When the kids and I came home today at noon my water had been shut off. A bummer, to be sure – but I knew we were overlate paying the bill. And in our household, knowing a financial bombshell is looming is still far, far better than being surprised by one.
A sad but practical aspect of being raised po’ white is that you are often very good in a crisis* (I know my life is generally not worthy of the sweeping term “crisis” – but you know, you can’t even use your crapper when you’re water is shut off, and I had two wee ones and all, so I’m gonna keep the word as-is here). Of course, I’m not good in a crisis if my husband is around, because he is Alpha Male when things get tough. I once saw him tear off his shirt and put it over his face, ninja-like, to dive into a burning house (the one he was renting), rescue our cat, and put the fire out. In the face of that kind of moxie, I’m usually allowed to be the fluffy-headed female.
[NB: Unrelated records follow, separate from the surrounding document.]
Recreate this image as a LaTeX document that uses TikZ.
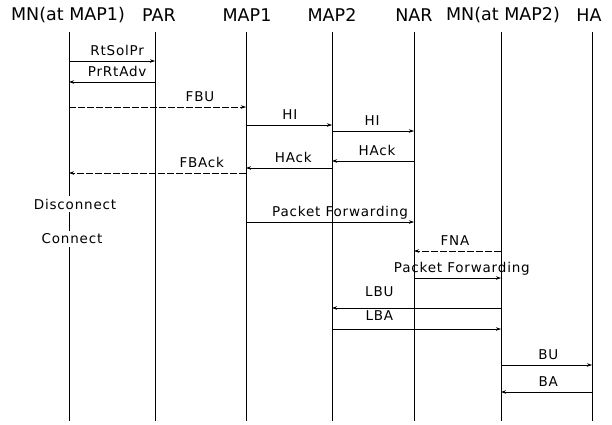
\documentclass[tikz,border=0pt]{standalone}
\usepackage{fontspec}
\setmainfont{DejaVu Sans}
\newfontfamily\msgfont[LetterSpace=6]{DejaVu Sans}
\usepackage{tikz}
\usetikzlibrary{positioning, arrows.meta}

\tikzset{
    lifeline/.style={line width=0.6pt},
    msg/.style={-{Stealth[length=5pt,width=3.5pt]}, line width=0.7pt},
    dmsg/.style={msg, dash pattern=on 7pt off 2pt},
    lbl/.style={font=\msgfont\fontsize{13.5}{15}\selectfont, inner sep=1pt,
        text height=9.5pt, text depth=2.5pt, above=1.5pt},
    head/.style={font=\fontsize{17.5}{20}\selectfont, inner sep=0pt},
    state/.style={font=\msgfont\fontsize{13.5}{15}\selectfont, fill=white,
        inner xsep=1pt, inner ysep=3pt},
}

\begin{document}
\begin{tikzpicture}[x=1pt, y=-1pt]

\useasboundingbox (0,0) rectangle (612,424);

% place entity labels
\node[head] (hMNa) at (68,15) {MN(at MAP1)};
\node[head] (hPAR) at (159,15) {PAR};
\node[head] (hMAPa) at (247,15) {MAP1};
\node[head] (hMAPb) at (332,15) {MAP2};
\node[head] (hNAR) at (414,15) {NAR};
\node[head] (hMNb) at (503,15) {MN(at MAP2)};
\node[head] (hHA) at (589,15) {HA};

% draw lifelines
\foreach \n/\x in {mna/69, par/155, mapa/246, mapb/332, nar/414, mnb/501, ha/592}{
    \coordinate (\n) at (\x,32);
    \draw[lifeline] (\n) -- (\x,421);
}

% fast handover
\draw[msg] (mna |- 0,61) -- (par |- 0,61) node[lbl, pos=.56] {RtSolPr};
\draw[msg] (par |- 0,82) -- (mna |- 0,82) node[lbl, pos=.44] {PrRtAdv};
\draw[dmsg] (mna |- 0,107) -- (mapa |- 0,107) node[lbl, pos=.74] {FBU};
\draw[msg] (mapa |- 0,125) -- (mapb |- 0,125) node[lbl, pos=.51] {HI};
\draw[msg] (mapb |- 0,131) -- (nar |- 0,131) node[lbl, pos=.49] {HI};
\draw[msg] (nar |- 0,161) -- (mapb |- 0,161) node[lbl, pos=.45] {HAck};
\draw[msg] (mapb |- 0,168) -- (mapa |- 0,168) node[lbl, pos=.45] {HAck};
\draw[dmsg] (mapa |- 0,173) -- (mna |- 0,173) node[lbl, pos=.25] {FBAck};

% link switch
\node[state] (disc) at (75,204) {Disconnect};
\node[state] (conn) at (72,239) {Connect};

\draw[msg] (mapa |- 0,222) -- (nar |- 0,222) node[lbl, pos=.56] {Packet Forwarding};
\draw[dmsg] (mnb |- 0,251) -- (nar |- 0,251) node[lbl, pos=.53] {FNA};
\draw[msg] (nar |- 0,278) -- (mnb |- 0,278) node[lbl, pos=.55] {Packet Forwarding};

% local and home binding
\draw[msg] (mnb |- 0,308) -- (mapb |- 0,308) node[lbl, pos=.72, above=8pt] {LBU};
\draw[msg] (mapb |- 0,329) -- (mnb |- 0,329) node[lbl, pos=.28, above=5pt] {LBA};
\draw[msg] (mnb |- 0,365) -- (ha |- 0,365) node[lbl, pos=.52] {BU};
\draw[msg] (ha |- 0,392) -- (mnb |- 0,392) node[lbl, pos=.48] {BA};

\end{tikzpicture}
\end{document}
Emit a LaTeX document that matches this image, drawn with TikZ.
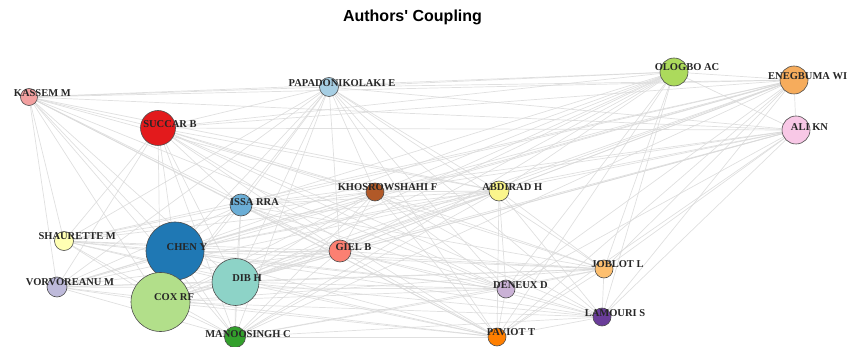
\documentclass[tikz,border=0pt]{standalone}
\usepackage{fontspec}
\setmainfont{Liberation Serif}
\newfontfamily\titlefont{Liberation Sans}
\usetikzlibrary{backgrounds}
\definecolor{cKas}{RGB}{242,160,160}
\definecolor{cSuc}{RGB}{227,26,28}
\definecolor{cPap}{RGB}{166,206,227}
\definecolor{cOlo}{RGB}{172,218,92}
\definecolor{cEne}{RGB}{246,172,92}
\definecolor{cAli}{RGB}{248,200,230}
\definecolor{cKho}{RGB}{177,89,40}
\definecolor{cIss}{RGB}{107,174,214}
\definecolor{cAbd}{RGB}{250,245,140}
\definecolor{cSha}{RGB}{255,255,179}
\definecolor{cChe}{RGB}{31,120,180}
\definecolor{cVor}{RGB}{190,186,218}
\definecolor{cCox}{RGB}{178,223,138}
\definecolor{cDib}{RGB}{141,211,199}
\definecolor{cGie}{RGB}{251,128,114}
\definecolor{cMan}{RGB}{51,160,44}
\definecolor{cJob}{RGB}{253,191,111}
\definecolor{cDen}{RGB}{202,178,214}
\definecolor{cLam}{RGB}{106,61,154}
\definecolor{cPav}{RGB}{255,127,0}
\definecolor{cEdge}{RGB}{218,218,218}
\tikzset{
  author/.style={circle, draw=black!70, line width=0.6pt, inner sep=0pt, minimum size=#1},
  lbl/.style={font=\fontsize{10.5}{11}\selectfont\bfseries, text=black!85, inner sep=0pt},
  coupling/.style={cEdge, line width=0.7pt, opacity=0.85}
}
\begin{document}
\begin{tikzpicture}[x=1pt, y=-1pt]
  \useasboundingbox (0,0) rectangle (859,347);
  % title
  \node[font=\titlefont\fontsize{16}{18}\selectfont\bfseries] (title) at (412.5,17) {Authors' Coupling};
  % authors, circle size = 2r
  \node[author=17pt, fill=cKas] (kas) at (29,97)    {};
  \node[author=35pt, fill=cSuc] (suc) at (158,128)  {};
  \node[author=19pt, fill=cPap] (pap) at (329,87)   {};
  \node[author=28pt, fill=cOlo] (olo) at (674,72)   {};
  \node[author=28pt, fill=cEne] (ene) at (794,80)   {};
  \node[author=28pt, fill=cAli] (ali) at (796,130)  {};
  \node[author=18pt, fill=cKho] (kho) at (375,192)  {};
  \node[author=22pt, fill=cIss] (iss) at (241,205)  {};
  \node[author=20pt, fill=cAbd] (abd) at (499,191)  {};
  \node[author=19pt, fill=cSha] (sha) at (64,241)   {};
  \node[author=58pt, fill=cChe] (che) at (175,251)  {};
  \node[author=20pt, fill=cVor] (vor) at (57,287)   {};
  \node[author=59pt, fill=cCox] (cox) at (160.5,302) {};
  \node[author=47pt, fill=cDib] (dib) at (235.5,282) {};
  \node[author=22pt, fill=cGie] (gie) at (340,251)  {};
  \node[author=21pt, fill=cMan] (man) at (235,337)  {};
  \node[author=18pt, fill=cJob] (job) at (604,269)  {};
  \node[author=18pt, fill=cDen] (den) at (506,289)  {};
  \node[author=18pt, fill=cLam] (lam) at (602,317)  {};
  \node[author=18pt, fill=cPav] (pav) at (497,337)  {};
  % names
  \node[lbl] (kas-l) at (42.3,93.3)  {KASSEM M};
  \node[lbl] (suc-l) at (170,124)    {SUCCAR B};
  \node[lbl] (pap-l) at (342,82.7)   {PAPADONIKOLAKI E};
  \node[lbl] (olo-l) at (687,67)     {OLOGBO AC};
  \node[lbl] (ene-l) at (807.7,76)   {ENEGBUMA WI};
  \node[lbl] (ali-l) at (809.5,126.7) {ALI KN};
  \node[lbl] (kho-l) at (387.5,187)  {KHOSROWSHAHI F};
  \node[lbl] (iss-l) at (254.5,201.7) {ISSA RRA};
  \node[lbl] (abd-l) at (512.3,187)  {ABDIRAD H};
  \node[lbl] (sha-l) at (77.2,236)   {SHAURETTE M};
  \node[lbl] (che-l) at (187,247.3)  {CHEN Y};
  \node[lbl] (vor-l) at (70,282.3)   {VORVOREANU M};
  \node[lbl] (cox-l) at (174,297.3)  {COX RF};
  \node[lbl] (dib-l) at (247,277.7)  {DIB H};
  \node[lbl] (gie-l) at (353.5,247.3) {GIEL B};
  \node[lbl] (man-l) at (248,334)    {MANOOSINGH C};
  \node[lbl] (job-l) at (617.5,264.3) {JOBLOT L};
  \node[lbl] (den-l) at (520.5,285)  {DENEUX D};
  \node[lbl] (lam-l) at (615,312.7)  {LAMOURI S};
  \node[lbl] (pav-l) at (511,332.3)  {PAVIOT T};
  % coupling links
  \begin{scope}[on background layer]
    \foreach \a/\bs in {kas/{suc,pap,olo,ene,ali,kho,iss,abd,sha,che,vor,cox,dib,gie,man,den,pav},
                        suc/{pap,olo,ene,ali,kho,iss,abd,sha,che,vor,cox,dib,gie,man,job,den,lam,pav},
                        pap/{olo,ene,ali,kho,iss,abd,sha,che,vor,cox,dib,gie,man,job,den,lam,pav},
                        olo/{ene,ali,kho,iss,abd,che,cox,dib,gie,man,job,den,lam,pav},
                        ene/{ali,kho,iss,abd,sha,che,vor,cox,dib,gie,man,job,den,lam,pav},
                        ali/{kho,iss,abd,che,cox,dib,gie,job,den,lam,pav},
                        kho/{iss,abd,sha,che,vor,cox,dib,gie,man,job,den,lam,pav},
                        iss/{abd,sha,che,vor,cox,dib,gie,man,job,den,pav},
                        abd/{sha,che,vor,cox,dib,gie,man,job,den,lam,pav},
                        sha/{che,cox,dib,gie,man,job,den,pav},
                        che/{vor,cox,dib,gie,man,job,den,lam,pav},
                        vor/{cox,dib,gie,man,job,den,pav},
                        cox/{dib,gie,man,job,den,lam,pav},
                        dib/{gie,man,job,den,lam,pav},
                        gie/{man,job,den,lam,pav},
                        man/{job,den,lam,pav},
                        job/{den,lam,pav},
                        den/{lam,pav},
                        lam/{pav}}
      \foreach \b in \bs
        \draw[coupling] (\a) -- (\b);
  \end{scope}
\end{tikzpicture}
\end{document}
But today, by myself with two grubby kids, diapers, and dishes to do, I knew I had to woman-up to the job. First: email my husband to let him know (two minutes). Set my kids down for naps (ten minutes). Pop over the wall next door. Fill a couple of tureens full from her hose (yes, she was aware I was doing this). Back home, heat water. Pour boiling water in sink for dishes (actually, a lovely way to clean – soaping them when your hands are just able to stand the scalding temperature). Carefully scoop clean, sterlized water out with a glass for handwashing (the kids’ and mine). Cold water in toilet tank for the flush. Relax for one minute and thirty seconds before moving on to nap chores as usual. Oh, and did I mention in this brief hour and a half before I left for a birthday party I managed to sew a purse and make a card for a three-year-old?
Still, as busy as I was, it was tempting to feel a bit sad at first. I hate having to bother Ralph at work for drama. I hate getting mean phone calls saying, “Hey, are you gonna pay us our money?” So, in this preoccupied state, after I made the dismaying water discovery and emailed my husband, I went out to the car to take the kids in. I opened the door and Sophie quickly gestured to me – keep quiet! – while pointing to Nels. He had fallen asleep in the mere four minutes I’d been inside. I let Sophie out of her carseat and she slid by him, patting him gently. I held his sleep-limp, sweet-smelling form in my arms and he breathed deep, relaxed. Inside, I slid his coat off and tucked him into the crib, sighing with him as he settled.
Events may occasionally conspire to make my life difficult, but there are certain things that matter more than the rest.
* One of the behaviors that sets po’ white away from white trash is that, when said self-inflicted or poverty-related crisis occurs, po’ white handle it with dignity. White trash handle it loudly or, occasionally, criminally.